▶ [Supplied material]
— Start —
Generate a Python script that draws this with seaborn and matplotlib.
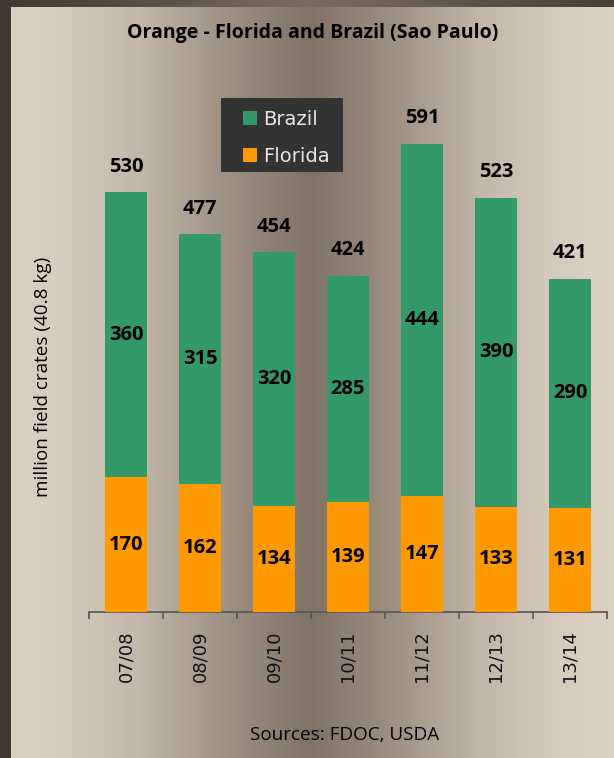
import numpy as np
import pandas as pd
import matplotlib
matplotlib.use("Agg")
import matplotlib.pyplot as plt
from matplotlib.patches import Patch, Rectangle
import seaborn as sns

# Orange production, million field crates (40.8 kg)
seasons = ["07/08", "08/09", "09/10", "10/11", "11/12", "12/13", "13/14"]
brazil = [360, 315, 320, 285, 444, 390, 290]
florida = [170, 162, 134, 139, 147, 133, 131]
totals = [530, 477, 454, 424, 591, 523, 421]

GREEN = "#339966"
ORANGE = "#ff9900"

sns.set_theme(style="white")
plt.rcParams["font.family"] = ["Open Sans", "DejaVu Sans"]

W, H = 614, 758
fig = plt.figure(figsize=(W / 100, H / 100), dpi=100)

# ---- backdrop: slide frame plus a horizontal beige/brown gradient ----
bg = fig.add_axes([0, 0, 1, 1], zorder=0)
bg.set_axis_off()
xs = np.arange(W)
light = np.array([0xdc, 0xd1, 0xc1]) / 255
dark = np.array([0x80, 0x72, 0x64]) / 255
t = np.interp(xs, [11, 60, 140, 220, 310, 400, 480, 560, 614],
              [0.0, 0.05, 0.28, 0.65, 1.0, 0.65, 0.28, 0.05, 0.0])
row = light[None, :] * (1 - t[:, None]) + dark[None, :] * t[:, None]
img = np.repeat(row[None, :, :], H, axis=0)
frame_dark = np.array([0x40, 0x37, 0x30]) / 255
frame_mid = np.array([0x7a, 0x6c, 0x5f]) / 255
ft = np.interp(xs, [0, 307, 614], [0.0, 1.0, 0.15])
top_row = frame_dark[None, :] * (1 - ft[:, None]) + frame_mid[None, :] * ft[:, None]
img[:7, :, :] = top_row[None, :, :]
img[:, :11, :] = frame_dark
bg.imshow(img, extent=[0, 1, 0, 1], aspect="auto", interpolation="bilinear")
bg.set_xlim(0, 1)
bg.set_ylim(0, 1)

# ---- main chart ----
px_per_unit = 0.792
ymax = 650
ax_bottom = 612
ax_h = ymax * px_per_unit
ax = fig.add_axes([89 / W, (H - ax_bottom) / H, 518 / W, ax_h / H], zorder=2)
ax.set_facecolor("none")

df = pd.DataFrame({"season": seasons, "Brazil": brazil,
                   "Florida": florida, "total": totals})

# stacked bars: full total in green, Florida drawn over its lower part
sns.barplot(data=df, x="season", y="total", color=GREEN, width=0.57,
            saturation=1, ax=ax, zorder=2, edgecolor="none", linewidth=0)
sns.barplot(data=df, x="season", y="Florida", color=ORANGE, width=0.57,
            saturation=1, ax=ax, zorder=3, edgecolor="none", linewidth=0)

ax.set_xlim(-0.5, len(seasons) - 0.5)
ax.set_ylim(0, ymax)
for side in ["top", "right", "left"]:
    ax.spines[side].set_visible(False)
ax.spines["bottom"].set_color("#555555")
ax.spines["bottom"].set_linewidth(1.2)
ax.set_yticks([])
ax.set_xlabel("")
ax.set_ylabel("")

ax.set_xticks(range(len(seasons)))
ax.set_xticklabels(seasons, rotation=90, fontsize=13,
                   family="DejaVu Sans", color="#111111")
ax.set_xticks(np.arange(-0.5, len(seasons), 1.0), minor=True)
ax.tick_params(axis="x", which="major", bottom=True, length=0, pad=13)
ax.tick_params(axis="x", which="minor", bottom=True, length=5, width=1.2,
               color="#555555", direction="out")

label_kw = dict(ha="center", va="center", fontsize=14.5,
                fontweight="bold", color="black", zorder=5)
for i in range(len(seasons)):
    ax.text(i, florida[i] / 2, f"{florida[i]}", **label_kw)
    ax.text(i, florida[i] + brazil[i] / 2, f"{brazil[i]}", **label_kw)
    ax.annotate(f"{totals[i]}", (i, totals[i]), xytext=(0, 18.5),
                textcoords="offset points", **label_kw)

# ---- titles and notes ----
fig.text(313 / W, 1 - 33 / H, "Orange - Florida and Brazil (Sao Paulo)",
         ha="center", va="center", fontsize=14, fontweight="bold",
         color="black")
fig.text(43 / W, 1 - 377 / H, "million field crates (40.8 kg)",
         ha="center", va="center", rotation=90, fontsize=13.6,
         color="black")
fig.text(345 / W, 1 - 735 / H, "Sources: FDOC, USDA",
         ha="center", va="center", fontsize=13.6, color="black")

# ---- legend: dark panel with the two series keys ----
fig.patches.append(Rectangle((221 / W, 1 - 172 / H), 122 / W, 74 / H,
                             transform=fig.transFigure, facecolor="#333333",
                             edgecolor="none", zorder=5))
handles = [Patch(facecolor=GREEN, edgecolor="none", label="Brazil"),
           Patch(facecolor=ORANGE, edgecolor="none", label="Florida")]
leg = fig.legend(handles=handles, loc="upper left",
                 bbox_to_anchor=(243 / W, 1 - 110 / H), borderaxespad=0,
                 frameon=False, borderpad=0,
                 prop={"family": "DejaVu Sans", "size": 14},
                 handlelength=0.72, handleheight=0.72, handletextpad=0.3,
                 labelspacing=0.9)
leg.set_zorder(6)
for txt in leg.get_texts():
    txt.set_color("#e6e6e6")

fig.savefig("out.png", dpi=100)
— End —
▶ [Exercise goal] Return only the lines running from the top of the data to the line that holds "fig = plt.figure(figsize=(W". Include both of those lines, but skip the pictures.

▶ [Complete output]
Generate a Python script that draws this with seaborn and matplotlib.
import numpy as np
import pandas as pd
import matplotlib
matplotlib.use("Agg")
import matplotlib.pyplot as plt
from matplotlib.patches import Patch, Rectangle
import seaborn as sns

# Orange production, million field crates (40.8 kg)
seasons = ["07/08", "08/09", "09/10", "10/11", "11/12", "12/13", "13/14"]
brazil = [360, 315, 320, 285, 444, 390, 290]
florida = [170, 162, 134, 139, 147, 133, 131]
totals = [530, 477, 454, 424, 591, 523, 421]

GREEN = "#339966"
ORANGE = "#ff9900"

sns.set_theme(style="white")
plt.rcParams["font.family"] = ["Open Sans", "DejaVu Sans"]

W, H = 614, 758
fig = plt.figure(figsize=(W / 100, H / 100), dpi=100)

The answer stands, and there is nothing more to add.